Kouros stared at them all in some wonder. ‘Your own son, Orsana. You would kill me?’
Orsana reached inside her robe. ‘I will not have to.’ She drew forth the iron knife that Kouros had killed his brother with, and tossed it on the table. It lay black and ugly beside the crystal decanter.
‘I said that war had made a man of you. I meant it. And you are my son. There will be no poison, no unseemliness. You will do what you must by your own hand, Kouros. If you do not, then it shall be done for you.’
He stared blindly at the knife.
‘I am your son,’ he said, and there was a quaver in his voice. He looked at her, and found not one whit of compassion in that hard, white-painted face. He might as well have been looking into the eyes of a snake.
‘You are my son, but there is no greatness in you. If this day had not come I would have ruled through you. As things stand, you are an impediment to me, and your stupidity hazards the survival of this city. I leave you an honourable end. If you have courage, you will take it.’ She swallowed, and her hands shook a little.
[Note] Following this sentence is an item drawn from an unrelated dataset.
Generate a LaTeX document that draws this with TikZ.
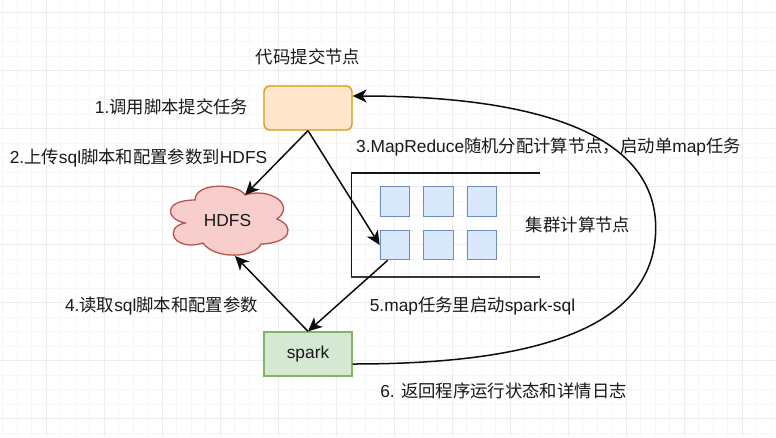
\documentclass[tikz,border=0pt]{standalone}
\usepackage{fontspec}
\setmainfont{Liberation Sans}
\newfontfamily\cjkfont{Noto Sans CJK SC}
\newcommand{\zh}[1]{{\cjkfont #1}}
\usetikzlibrary{arrows.meta}
\definecolor{gridminor}{HTML}{F6F6F6}
\definecolor{gridmajor}{HTML}{EDEDED}
\definecolor{orangefill}{HTML}{FFE6CC}
\definecolor{orangeline}{HTML}{D79B00}
\definecolor{redfill}{HTML}{F8CECC}
\definecolor{redline}{HTML}{B85450}
\definecolor{bluefill}{HTML}{DAE8FC}
\definecolor{blueline}{HTML}{6C8EBF}
\definecolor{greenfill}{HTML}{D5E8D4}
\definecolor{greenline}{HTML}{82B366}
\tikzset{
  label text/.style={inner sep=0pt,text=black!90,font=\fontsize{17.35}{20}\selectfont},
  link/.style={draw=black!95,line width=1.5pt,-{Stealth[length=14pt,width=13pt,inset=4pt]}},
  cell/.style={draw=blueline,fill=bluefill,line width=1.2pt,minimum width=29.5pt,minimum height=29.5pt,inner sep=0pt},
  holder/.style={draw=black!92,line width=1.3pt},
}
\begin{document}
\begin{tikzpicture}[x=1pt,y=-1pt]
\useasboundingbox (0,0) rectangle (776,437);
\fill[white] (0,0) rectangle (776,437);
% grid
\foreach \i in {0,...,54} {
  \draw[gridminor,line width=0.8pt] ({2.5+14.5*\i},0) -- ({2.5+14.5*\i},437);
}
\foreach \i in {0,...,30} {
  \draw[gridminor,line width=0.8pt] (0,{12.5+14.5*(\i-1)}) -- (776,{12.5+14.5*(\i-1)});
}
\foreach \i in {0,...,13} {
  \draw[gridmajor,line width=1pt] ({46.3+58*\i},0) -- ({46.3+58*\i},437);
}
\foreach \i in {0,...,7} {
  \draw[gridmajor,line width=1pt] (0,{12.5+58*\i}) -- (776,{12.5+58*\i});
}
% cloud
\draw[fill=redfill,draw=redline,line width=1.3pt]
  (185,223) .. controls (165,219) and (163,200) .. (195,200)
  .. controls (195,182) and (238,183) .. (245,195)
  .. controls (270,187) and (296,205) .. (277,219)
  .. controls (295,226) and (292,243) .. (261,244)
  .. controls (255,258) and (215,260) .. (203,243)
  .. controls (175,252) and (162,228) .. (185,223) -- cycle;
\node[label text] (hdfs) at (227.5,221) {HDFS};
\coordinate (cloudtop) at (245,195);
\coordinate (cloudbottom) at (235,256);
% boxes
\node[draw=orangeline,fill=orangefill,line width=1.3pt,rounded corners=6pt,minimum width=88pt,minimum height=44pt,inner sep=0pt] (submit) at (308,108) {};
\node[draw=greenline,fill=greenfill,line width=1.3pt,minimum width=88pt,minimum height=44pt,inner sep=0pt,label text,text=black!90] (spark) at (308,354) {spark};
% holder bracket
\coordinate (ht) at (540,173);
\coordinate (hb) at (540,277);
\draw[holder] (ht) -- (351.4,173) -- (351.4,277);
\draw[draw=black!78,line width=2pt] (350.7,277) -- (hb);
% cells
\foreach \n/\cx/\cy in {a/395/201.5,b/438.5/201.5,c/482/201.5,d/395/245,e/438.5/245,f/482/245} {
  \node[cell] (cell\n) at (\cx,\cy) {};
}
% connectors
\draw[link] (submit.south) -- (cloudtop);
\draw[link] (submit.south) -- (celld.west);
\draw[link] ([xshift=8pt]celld.south west) -- (spark.north);
\draw[link] (spark.north) -- (cloudbottom);
\draw[link] ([yshift=-10pt]spark.east) .. controls (505,364) and (655.7,340) .. (655.7,228)
  .. controls (655.7,120) and (500,96) .. ([yshift=12pt]submit.east);
% labels
\node[label text] (t0) at (308,57) {\zh{代码提交节点}};
\node[label text] (t1) at (171.5,107) {1.\zh{调用脚本提交任务}};
\node[label text] (t2) at (138.5,158) {2.\zh{上传}sql\zh{脚本和配置参数到}HDFS};
\node[label text] (t3) at (548.5,147) {3.MapReduce\zh{随机分配计算节点，启动单}map\zh{任务}};
\node[label text] (t4) at (578,225) {\zh{集群计算节点}};
\node[label text] (t5) at (161.5,306) {4.\zh{读取}sql\zh{脚本和配置参数}};
\node[label text] (t6) at (472.5,306) {5.map\zh{任务里启动}spark-sql};
\node[label text] (t7) at (503.5,391) {6. \zh{返回程序运行状态和详情日志}};
\end{tikzpicture}
\end{document}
She folded them into the bosom of her robe.
He stepped forward and grasped the knife. She retreated from him – one step, two – and the eunuch padded closer; as if the three of them were somehow connected in some absurd little dance.
‘Farewell, Kouros,’ Orsana said.
‘I pray to Mot that I shall haunt your dreams, you unnatural whore.’
She walked away. The Arakosans opened the door for her, and she did not look back before it was closed again.
Kouros looked at the knife, thinking of his brother Kuthra, of Rakhsar, Roshana. His own father, who had died as a man should. They were all gone, and now he would follow. And Orsana would live on to spin her webs and brew her poison. The shock of it brought a laugh into his throat, although it left his lips as a choking sob.
He looked at Charys. The eunuch’s eyes were gimlets in that massive, blank face. There was no humanity there.
He heard the horns of the city blowing again, and walked to the balcony to look out upon the majesty of imperial Ashur. There was a roar up by the western gates. He did not know if it was battle or celebration. It was a meaningless sound.
Meaningless.
‘I am Kouros, son of Ashurnan, of the line of Asur. I am Great King of the Asurian Empire.’
He chewed angrily on the words
. The anger was enough. It had been with him all his life. He thrust the wicked blade into his own chest, stood there wide-eyed with the cold violence he had done himself, and turned to face the men in the chamber.
‘I am – I am –’
Then he fell headlong upon the floor, upsetting the wine, his legs drawing up under him. He struggled a moment more, then was still. The knotted jaw relaxed at last.
TWENTY-FIVE
AN OLD MAN’S ADVICE
THEY MET BELOW a canopy of cyan-blue silk, erected a pasang in front of the main western gate. A file of fifty Honai marched out of the city in perfect time, their armour as bright as bronze could be, the sun glinting on their spearheads. From the camp of the Macht came forty-six scarlet-cloaked spearmen, led by a centurion in the Curse of God.
The two companies formed up opposite each other, with the canopy between them. They stood with their shields at their knees, and waited in the growing heat of the morning, looking at each other with frank curiosity. They were professional enough, all of them, to feel no real rancour for their enemy. They had last met at Gaugamesh, in the centre of that great dust-flayed cauldron of mayhem. They had that in common.
As they stood there, the walls of Ashur filled with people, and the bee-hive mumble of their talk carried clear across the plain. The streets were crowded as though for a festival, and the proceedings were relayed down to the alleyways by those lucky enough to have secured a perch on the battlements far above.
Bronze horns sounding out from the summits of the ziggurats, relayed all the way to the western walls. There was an echoing cheer which rolled out of the east as it was taken up by the crowds.